Thursday, November 12, 2020

Diary of Gideon Welles: Monday, August 8, 1864

Going into the War Department yesterday morning to inquire if any tidings had been received concerning Colonel Stedman of the 11th Connecticut Infantry, who was wounded, probably mortally, on Friday, I found the President with General Grant, Stanton, and General Halleck in the Secretary's room. I proposed leaving on making the single inquiry, provided they were in secret council, but the President and General Grant declared they were not, for me. Learning that poor Stedman was dead, and that some little intelligence had been received from Mobile, I soon left, for there was, it appeared to me, a little stiffness as if I had interrupted proceedings. General Grant has been to Frederick and placed Sheridan in command of the forces on the upper Potomac instead of Hunter, which is a good change, for H., though violently earnest, is not exactly the man for that command. I think him honest and patriotic, which are virtues in these days, but he has not that discretion and forbearance sufficient to comprehend rightly the position that was given him.

Mr. Seward sent me to-day some strange documents from Raymond, Chairman of the National Executive Committee. I met R. some days since at the President's, with whom he was closeted. At first I did not recognize Raymond, who was sitting near the President conversing in a low tone of voice. Indeed, I did not look at him, supposing he was some ordinary visitor, until the President remarked, “Here he is; it is as good a time as any to bring up the question.” I was sitting on the sofa but then went forward and saw it was Raymond. He said there were complaints in relation to the Brooklyn Navy Yard; that we were having, and to have, a hard political battle the approaching fall, and that the fate of two districts and that of King's County also depended upon the Navy Yard. It was, he said, the desire of our friends that the masters in the yard should have the exclusive selection and dismissal of hands, instead of having them subject to revision by the Commandant of the yard. The Commandant himself they wished to have removed. I told him such changes could not well be made and ought not to be made. The present organization of the yard was in a right way, and if there were any abuses I would have them corrected.

He then told me that in attempting to collect a party assessment at the yard, the Naval Constructor had objected, and on appealing to the Commandant, he had expressly forbidden the collection. This had given great dissatisfaction to our party friends, for these assessments had always been made and collected under preceding administrations. I told him I doubted if it had been done—certainly not in such an offensive and public manner; that I thought it very wrong for a party committee to go into the yard on pay-day and levy a tax on each man as he received his wages for party purposes; that I was aware parties did strange things in New York, but there was no law or justice in it, and the proceeding was, in my view, inexcusable and indefensible; that I could make no record enforcing such assessment; that the matter could not stand investigation. He admitted that the course pursued was not a politic one, but he repeated former administrations had practiced it. I questioned it still, and insisted that it was not right in itself. He said it doubtless might be done in a more quiet manner. I told him if obnoxious men, open and offensive opponents of the Administration, were there, they could be dismissed. If the Commandant interposed to sustain such men, as he suggested might be the case, there was an appeal to the Department; whatever was reasonable and right I was disposed to do. We parted, and I expected to see him again, but, instead of calling himself, he has written Mr. Seward, who sent his son with the papers to me. In these papers a party committee propose to take the organization of the navy yard into their keeping, to name the Commandant, to remove the Naval Constructor, to change the regulations, and make the yard a party machine for the benefit of party, and to employ men to elect candidates instead of building ships. I am amazed that Raymond could debase himself so far as to submit such a proposition, and more that he expects me to enforce it.
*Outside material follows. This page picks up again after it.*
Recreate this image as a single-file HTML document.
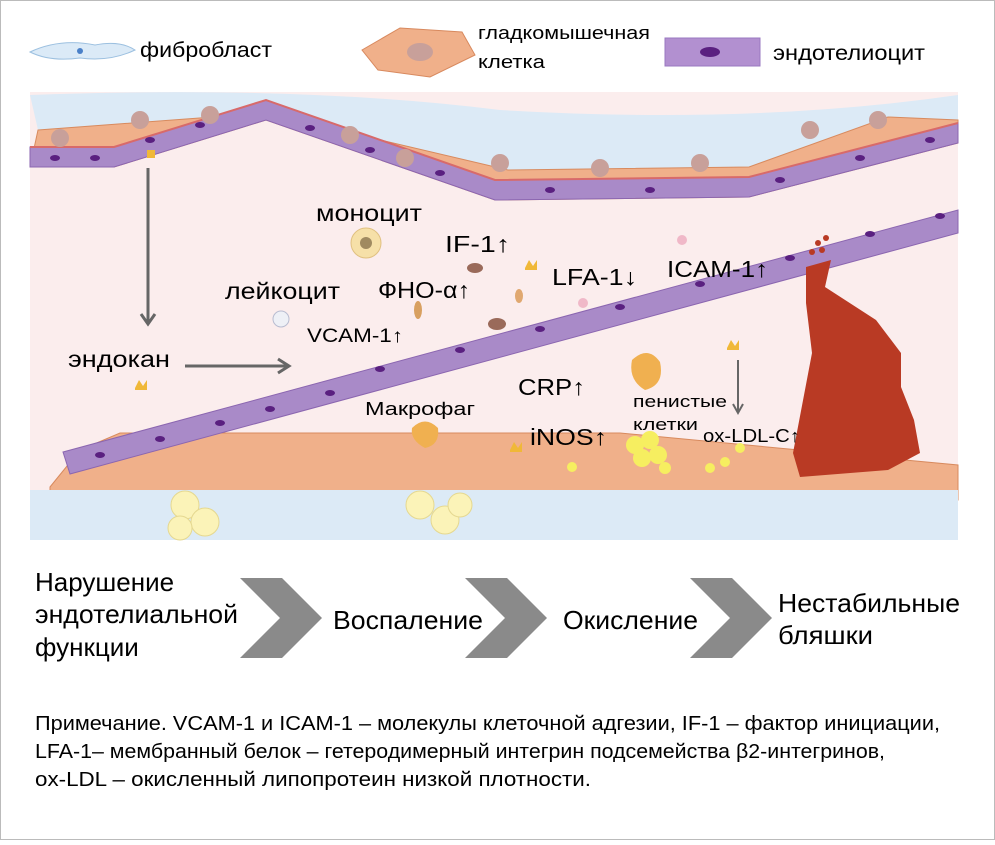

The President, in a conversation with Blair and myself on the Wade and Davis protest, remarked that he had not, and probably should not read it. From what was said of it he had no desire to, could himself take no part in such a controversy as they seemed to wish to provoke. Perhaps he is right, provided he has some judicious friend to state to him what there is really substantial in the protest entitled to consideration without the vituperative asperity.

The whole subject of what is called reconstruction is beset with difficulty, and while the executive has indicated one course and Congress another, a better and different one than either may be ultimately pursued. I think the President would have done well to advise with his whole Cabinet in the measures he has adopted, not only as to reconstruction or reëstablishing the Union, but as to this particular bill and the proclamation he has issued in regard to it.
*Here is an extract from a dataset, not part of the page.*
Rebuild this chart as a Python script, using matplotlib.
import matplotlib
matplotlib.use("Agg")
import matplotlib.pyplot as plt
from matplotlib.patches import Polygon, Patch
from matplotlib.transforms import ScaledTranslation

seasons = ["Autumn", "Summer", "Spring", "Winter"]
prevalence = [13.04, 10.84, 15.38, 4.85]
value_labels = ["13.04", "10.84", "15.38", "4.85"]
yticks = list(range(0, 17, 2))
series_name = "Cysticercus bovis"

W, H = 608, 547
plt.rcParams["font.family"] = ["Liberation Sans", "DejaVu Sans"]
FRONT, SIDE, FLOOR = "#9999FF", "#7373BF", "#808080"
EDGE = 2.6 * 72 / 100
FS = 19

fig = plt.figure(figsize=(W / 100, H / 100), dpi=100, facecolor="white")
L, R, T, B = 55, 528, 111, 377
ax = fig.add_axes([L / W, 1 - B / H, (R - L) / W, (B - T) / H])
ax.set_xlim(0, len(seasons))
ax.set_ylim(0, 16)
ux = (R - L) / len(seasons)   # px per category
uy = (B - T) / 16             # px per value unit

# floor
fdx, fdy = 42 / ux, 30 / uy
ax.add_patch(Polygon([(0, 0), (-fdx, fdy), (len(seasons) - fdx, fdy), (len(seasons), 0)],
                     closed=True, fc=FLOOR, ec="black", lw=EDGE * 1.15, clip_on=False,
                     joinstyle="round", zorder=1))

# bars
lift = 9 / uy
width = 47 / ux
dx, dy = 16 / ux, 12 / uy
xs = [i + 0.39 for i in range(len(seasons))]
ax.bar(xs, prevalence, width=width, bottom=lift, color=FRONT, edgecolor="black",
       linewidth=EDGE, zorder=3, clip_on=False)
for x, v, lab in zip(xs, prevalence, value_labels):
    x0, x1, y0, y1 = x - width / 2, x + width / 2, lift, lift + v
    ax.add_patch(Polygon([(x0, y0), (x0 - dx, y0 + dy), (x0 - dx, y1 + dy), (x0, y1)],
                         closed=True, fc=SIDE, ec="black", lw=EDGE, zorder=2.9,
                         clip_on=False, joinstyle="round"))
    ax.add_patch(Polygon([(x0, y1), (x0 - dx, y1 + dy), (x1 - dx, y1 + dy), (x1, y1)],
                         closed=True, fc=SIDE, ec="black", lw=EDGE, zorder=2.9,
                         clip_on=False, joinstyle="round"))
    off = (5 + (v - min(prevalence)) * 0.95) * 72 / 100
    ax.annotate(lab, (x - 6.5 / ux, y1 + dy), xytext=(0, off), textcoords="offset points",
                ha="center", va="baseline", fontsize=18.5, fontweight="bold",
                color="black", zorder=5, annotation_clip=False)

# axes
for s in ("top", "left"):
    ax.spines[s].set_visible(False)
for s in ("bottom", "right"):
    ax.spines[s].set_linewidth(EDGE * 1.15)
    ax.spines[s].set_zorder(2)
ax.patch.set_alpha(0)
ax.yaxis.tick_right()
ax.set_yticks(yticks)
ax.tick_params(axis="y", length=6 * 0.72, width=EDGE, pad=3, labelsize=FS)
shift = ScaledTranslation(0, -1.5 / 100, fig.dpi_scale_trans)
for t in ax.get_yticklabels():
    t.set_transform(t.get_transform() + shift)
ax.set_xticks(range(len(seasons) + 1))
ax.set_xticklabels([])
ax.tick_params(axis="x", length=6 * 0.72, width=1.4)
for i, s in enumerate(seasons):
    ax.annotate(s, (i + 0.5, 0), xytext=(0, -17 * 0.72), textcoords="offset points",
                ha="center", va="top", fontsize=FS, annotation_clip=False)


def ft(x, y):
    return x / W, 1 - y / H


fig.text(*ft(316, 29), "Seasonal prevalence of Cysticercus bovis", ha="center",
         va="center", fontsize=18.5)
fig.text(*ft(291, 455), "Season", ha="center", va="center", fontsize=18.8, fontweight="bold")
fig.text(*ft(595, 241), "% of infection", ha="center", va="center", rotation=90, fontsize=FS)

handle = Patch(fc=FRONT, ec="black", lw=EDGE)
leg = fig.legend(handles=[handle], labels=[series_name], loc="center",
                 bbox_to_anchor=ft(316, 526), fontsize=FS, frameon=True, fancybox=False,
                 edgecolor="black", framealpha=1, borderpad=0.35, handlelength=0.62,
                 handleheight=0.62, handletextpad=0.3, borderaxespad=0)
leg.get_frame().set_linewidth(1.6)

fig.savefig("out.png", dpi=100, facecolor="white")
When the Rebellion shall have been effectually suppressed, the Union government will be itself again, union will speedily follow in the natural course of events, - but there are those who do not wish or intend reunion on the principle of political equality of the States. Unless they can furnish the mode and terms, and for fear they may not be successful, various schemes are projected.

The issuing of the proclamation with reasons for not signing the bill, and yet expressing his acquiescence in the policy if any of the States adopt it, is denounced as anomalous; so is the condition of the country, and so will be reunion, whenever and however it may take place. I have never asked who was the adviser and counsellor of the President in issuing the proclamation. It is sufficient that I was not. There is one who was, and how many more is not material. There may have been one, possibly two, but the project is wholly the President's.